**Set task**
Write out the listing below exactly, and omit any images you find in it.

**Supplied data**
┌────────

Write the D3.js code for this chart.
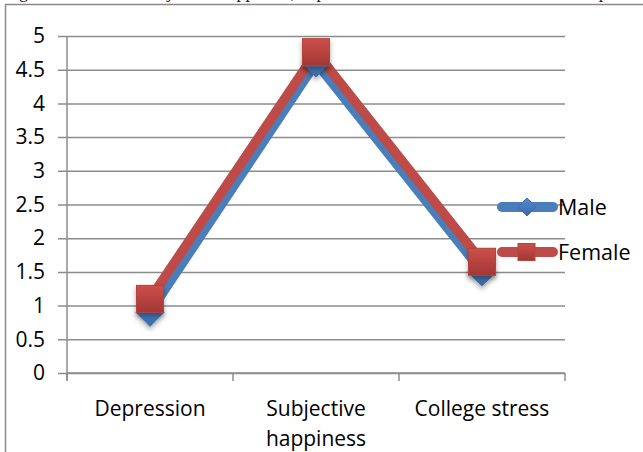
<!DOCTYPE html>
<html>
<head>
<meta charset="utf-8">
<script src="https://cdn.jsdelivr.net/npm/d3@7"></script>
<style>
  html, body { margin: 0; padding: 0; background: #fff; }
  svg { display: block; font-family: "Open Sans", "Noto Sans", sans-serif; }
</style>
</head>
<body>
<div id="chart"></div>
<script>
// data
const categories = ["Depression", "Subjective happiness", "College stress"];
const maleValues = [0.9, 4.6, 1.5];
const femaleValues = [1.1, 4.76, 1.65];
const seriesNames = ["Male", "Female"];
const yTicks = [0, 0.5, 1, 1.5, 2, 2.5, 3, 3.5, 4, 4.5, 5];
const captionText = "Figure 2: Mean of Subjective happiness, depression and stress of male and female p";

const W = 643, H = 452;
const plot = { left: 67, right: 565, top: 36, bottom: 373 };
const blue = "#4a7ebb", red = "#be4b48", grid = "#8c8c8c";

const svg = d3.select("#chart").append("svg").attr("width", W).attr("height", H);

// gradients + shadow for markers
const defs = svg.append("defs");
const gRed = defs.append("linearGradient").attr("id", "gRed").attr("x1", 0).attr("y1", 0).attr("x2", 0).attr("y2", 1);
gRed.append("stop").attr("offset", "0%").attr("stop-color", "#cd4f4b");
gRed.append("stop").attr("offset", "100%").attr("stop-color", "#a23734");
const gBlue = defs.append("linearGradient").attr("id", "gBlue").attr("x1", 0).attr("y1", 0).attr("x2", 0).attr("y2", 1);
gBlue.append("stop").attr("offset", "0%").attr("stop-color", "#5189cf");
gBlue.append("stop").attr("offset", "100%").attr("stop-color", "#3a6aa8");
const sh = defs.append("filter").attr("id", "shadow").attr("x", "-50%").attr("y", "-50%").attr("width", "200%").attr("height", "200%");
sh.append("feDropShadow").attr("dx", 0).attr("dy", 3).attr("stdDeviation", 2.5).attr("flood-color", "#000").attr("flood-opacity", 0.35);

// outer frame (cropped figure)
svg.append("line").attr("x1", 5).attr("x2", W).attr("y1", 4.5).attr("y2", 4.5).attr("stroke", "#8a8a8a").attr("stroke-width", 1.5);
svg.append("line").attr("x1", 5.5).attr("x2", 5.5).attr("y1", 4).attr("y2", H).attr("stroke", "#8a8a8a").attr("stroke-width", 1.5);
// caption above the frame: the page crop leaves only its descenders
svg.append("text").attr("x", 4).attr("y", -2).attr("font-size", 18).attr("font-family", "Liberation Serif, serif")
  .attr("fill", "#222").text(captionText);

const x = d3.scaleBand().domain(categories).range([plot.left, plot.right]).padding(0);
const y = d3.scaleLinear().domain([0, 5]).range([plot.bottom, plot.top]);

// gridlines + left ticks
svg.append("g")
  .attr("transform", `translate(${plot.right},0)`)
  .call(d3.axisLeft(y).tickValues(yTicks).tickSize(plot.right - plot.left + 9).tickFormat(""))
  .call(g => g.select(".domain").remove())
  .call(g => g.selectAll(".tick line").attr("stroke", grid).attr("stroke-width", 1.5));

// y labels
svg.append("g")
  .attr("transform", `translate(${plot.left},0)`)
  .call(d3.axisLeft(y).tickValues(yTicks).tickSize(0).tickPadding(22).tickFormat(d3.format("")))
  .call(g => g.select(".domain").remove())
  .call(g => g.selectAll("text").attr("font-size", 21).attr("fill", "#000").attr("font-family", "Open Sans, sans-serif"));

// y axis line
svg.append("line").attr("x1", plot.left).attr("x2", plot.left).attr("y1", y(5)).attr("y2", plot.bottom + 8)
  .attr("stroke", grid).attr("stroke-width", 1.5);

// x axis
const xa = svg.append("g")
  .attr("transform", `translate(0,${plot.bottom})`)
  .call(d3.axisBottom(x).tickSize(0).tickPadding(24).tickFormat(""))
  .call(g => g.select(".domain").attr("stroke", grid).attr("stroke-width", 1.5).attr("d", `M${plot.left},0H${plot.right}`));
const bounds = categories.map(c => x(c)).concat([x(categories[categories.length - 1]) + x.bandwidth()]);
xa.selectAll(".btick").data(bounds).enter().append("line")
  .attr("x1", d => d).attr("x2", d => d).attr("y1", 0).attr("y2", 8)
  .attr("stroke", grid).attr("stroke-width", 1.5);

// category labels, wrapped
const catLines = { "Subjective happiness": ["Subjective", "happiness"] };
categories.forEach(c => {
  const lines = catLines[c] || [c];
  const t = svg.append("text").attr("x", x(c) + x.bandwidth() / 2).attr("y", 416)
    .attr("text-anchor", "middle").attr("font-size", 21).attr("fill", "#000");
  lines.forEach((l, i) => t.append("tspan").attr("x", x(c) + x.bandwidth() / 2).attr("dy", i ? 30 : 0).text(l));
});

const cx = c => x(c) + x.bandwidth() / 2;
const line = d3.line().x((d, i) => cx(categories[i])).y(d => y(d));

// male series
svg.append("path").datum(maleValues).attr("d", line).attr("fill", "none")
  .attr("stroke", blue).attr("stroke-width", 9).attr("stroke-linejoin", "round");
// female series
svg.append("path").datum(femaleValues).attr("d", line).attr("fill", "none")
  .attr("stroke", red).attr("stroke-width", 9.5).attr("stroke-linejoin", "round");

const diamond = (px, py, r) => `M${px},${py - r}L${px + r},${py}L${px},${py + r}L${px - r},${py}Z`;

svg.append("g").selectAll("path").data(maleValues).enter().append("path")
  .attr("d", (d, i) => diamond(cx(categories[i]), y(d), 14))
  .attr("fill", "url(#gBlue)").attr("stroke", "#3f6fae").attr("stroke-width", 1)
  .attr("filter", "url(#shadow)");

svg.append("g").selectAll("rect").data(femaleValues).enter().append("rect")
  .attr("x", (d, i) => cx(categories[i]) - 13.5).attr("y", d => y(d) - 13.5)
  .attr("width", 27).attr("height", 27)
  .attr("fill", "url(#gRed)").attr("stroke", "#b04441").attr("stroke-width", 1)
  .attr("filter", "url(#shadow)");

// legend
const legendY = [207, 252];
const legendColors = [blue, red];
seriesNames.forEach((name, i) => {
  const ly = legendY[i];
  svg.append("line").attr("x1", 502).attr("x2", 553).attr("y1", ly).attr("y2", ly)
    .attr("stroke", legendColors[i]).attr("stroke-width", 10).attr("stroke-linecap", "round");
  if (i === 0) {
    svg.append("path").attr("d", diamond(527, ly, 9)).attr("fill", "url(#gBlue)").attr("stroke", "#3f6fae");
  } else {
    svg.append("rect").attr("x", 518).attr("y", ly - 8.5).attr("width", 17).attr("height", 17)
      .attr("fill", "url(#gRed)").attr("stroke", "#b04441");
  }
  svg.append("text").attr("x", 558).attr("y", ly).attr("dy", "0.36em")
    .attr("font-size", 21.5).attr("fill", "#000").text(name);
});
</script>
</body>
</html>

└────────

**Output of the exercise**
Write the D3.js code for this chart.
<!DOCTYPE html>
<html>
<head>
<meta charset="utf-8">
<script src="https://cdn.jsdelivr.net/npm/d3@7"></script>
<style>
  html, body { margin: 0; padding: 0; background: #fff; }
  svg { display: block; font-family: "Open Sans", "Noto Sans", sans-serif; }
</style>
</head>
<body>
<div id="chart"></div>
<script>
// data
const categories = ["Depression", "Subjective happiness", "College stress"];
const maleValues = [0.9, 4.6, 1.5];
const femaleValues = [1.1, 4.76, 1.65];
const seriesNames = ["Male", "Female"];
const yTicks = [0, 0.5, 1, 1.5, 2, 2.5, 3, 3.5, 4, 4.5, 5];
const captionText = "Figure 2: Mean of Subjective happiness, depression and stress of male and female p";

const W = 643, H = 452;
const plot = { left: 67, right: 565, top: 36, bottom: 373 };
const blue = "#4a7ebb", red = "#be4b48", grid = "#8c8c8c";

const svg = d3.select("#chart").append("svg").attr("width", W).attr("height", H);

// gradients + shadow for markers
const defs = svg.append("defs");
const gRed = defs.append("linearGradient").attr("id", "gRed").attr("x1", 0).attr("y1", 0).attr("x2", 0).attr("y2", 1);
gRed.append("stop").attr("offset", "0%").attr("stop-color", "#cd4f4b");
gRed.append("stop").attr("offset", "100%").attr("stop-color", "#a23734");
const gBlue = defs.append("linearGradient").attr("id", "gBlue").attr("x1", 0).attr("y1", 0).attr("x2", 0).attr("y2", 1);
gBlue.append("stop").attr("offset", "0%").attr("stop-color", "#5189cf");
gBlue.append("stop").attr("offset", "100%").attr("stop-color", "#3a6aa8");
const sh = defs.append("filter").attr("id", "shadow").attr("x", "-50%").attr("y", "-50%").attr("width", "200%").attr("height", "200%");
sh.append("feDropShadow").attr("dx", 0).attr("dy", 3).attr("stdDeviation", 2.5).attr("flood-color", "#000").attr("flood-opacity", 0.35);

// outer frame (cropped figure)
svg.append("line").attr("x1", 5).attr("x2", W).attr("y1", 4.5).attr("y2", 4.5).attr("stroke", "#8a8a8a").attr("stroke-width", 1.5);
svg.append("line").attr("x1", 5.5).attr("x2", 5.5).attr("y1", 4).attr("y2", H).attr("stroke", "#8a8a8a").attr("stroke-width", 1.5);
// caption above the frame: the page crop leaves only its descenders
svg.append("text").attr("x", 4).attr("y", -2).attr("font-size", 18).attr("font-family", "Liberation Serif, serif")
  .attr("fill", "#222").text(captionText);

const x = d3.scaleBand().domain(categories).range([plot.left, plot.right]).padding(0);
const y = d3.scaleLinear().domain([0, 5]).range([plot.bottom, plot.top]);

// gridlines + left ticks
svg.append("g")
  .attr("transform", `translate(${plot.right},0)`)
  .call(d3.axisLeft(y).tickValues(yTicks).tickSize(plot.right - plot.left + 9).tickFormat(""))
  .call(g => g.select(".domain").remove())
  .call(g => g.selectAll(".tick line").attr("stroke", grid).attr("stroke-width", 1.5));

// y labels
svg.append("g")
  .attr("transform", `translate(${plot.left},0)`)
  .call(d3.axisLeft(y).tickValues(yTicks).tickSize(0).tickPadding(22).tickFormat(d3.format("")))
  .call(g => g.select(".domain").remove())
  .call(g => g.selectAll("text").attr("font-size", 21).attr("fill", "#000").attr("font-family", "Open Sans, sans-serif"));

// y axis line
svg.append("line").attr("x1", plot.left).attr("x2", plot.left).attr("y1", y(5)).attr("y2", plot.bottom + 8)
  .attr("stroke", grid).attr("stroke-width", 1.5);

// x axis
const xa = svg.append("g")
  .attr("transform", `translate(0,${plot.bottom})`)
  .call(d3.axisBottom(x).tickSize(0).tickPadding(24).tickFormat(""))
  .call(g => g.select(".domain").attr("stroke", grid).attr("stroke-width", 1.5).attr("d", `M${plot.left},0H${plot.right}`));
const bounds = categories.map(c => x(c)).concat([x(categories[categories.length - 1]) + x.bandwidth()]);
xa.selectAll(".btick").data(bounds).enter().append("line")
  .attr("x1", d => d).attr("x2", d => d).attr("y1", 0).attr("y2", 8)
  .attr("stroke", grid).attr("stroke-width", 1.5);

// category labels, wrapped
const catLines = { "Subjective happiness": ["Subjective", "happiness"] };
categories.forEach(c => {
  const lines = catLines[c] || [c];
  const t = svg.append("text").attr("x", x(c) + x.bandwidth() / 2).attr("y", 416)
    .attr("text-anchor", "middle").attr("font-size", 21).attr("fill", "#000");
  lines.forEach((l, i) => t.append("tspan").attr("x", x(c) + x.bandwidth() / 2).attr("dy", i ? 30 : 0).text(l));
});

const cx = c => x(c) + x.bandwidth() / 2;
const line = d3.line().x((d, i) => cx(categories[i])).y(d => y(d));

// male series
svg.append("path").datum(maleValues).attr("d", line).attr("fill", "none")
  .attr("stroke", blue).attr("stroke-width", 9).attr("stroke-linejoin", "round");
// female series
svg.append("path").datum(femaleValues).attr("d", line).attr("fill", "none")
  .attr("stroke", red).attr("stroke-width", 9.5).attr("stroke-linejoin", "round");

const diamond = (px, py, r) => `M${px},${py - r}L${px + r},${py}L${px},${py + r}L${px - r},${py}Z`;

svg.append("g").selectAll("path").data(maleValues).enter().append("path")
  .attr("d", (d, i) => diamond(cx(categories[i]), y(d), 14))
  .attr("fill", "url(#gBlue)").attr("stroke", "#3f6fae").attr("stroke-width", 1)
  .attr("filter", "url(#shadow)");

svg.append("g").selectAll("rect").data(femaleValues).enter().append("rect")
  .attr("x", (d, i) => cx(categories[i]) - 13.5).attr("y", d => y(d) - 13.5)
  .attr("width", 27).attr("height", 27)
  .attr("fill", "url(#gRed)").attr("stroke", "#b04441").attr("stroke-width", 1)
  .attr("filter", "url(#shadow)");

// legend
const legendY = [207, 252];
const legendColors = [blue, red];
seriesNames.forEach((name, i) => {
  const ly = legendY[i];
  svg.append("line").attr("x1", 502).attr("x2", 553).attr("y1", ly).attr("y2", ly)
    .attr("stroke", legendColors[i]).attr("stroke-width", 10).attr("stroke-linecap", "round");
  if (i === 0) {
    svg.append("path").attr("d", diamond(527, ly, 9)).attr("fill", "url(#gBlue)").attr("stroke", "#3f6fae");
  } else {
    svg.append("rect").attr("x", 518).attr("y", ly - 8.5).attr("width", 17).attr("height", 17)
      .attr("fill", "url(#gRed)").attr("stroke", "#b04441");
  }
  svg.append("text").attr("x", 558).attr("y", ly).attr("dy", "0.36em")
    .attr("font-size", 21.5).attr("fill", "#000").text(name);
});
</script>
</body>
</html>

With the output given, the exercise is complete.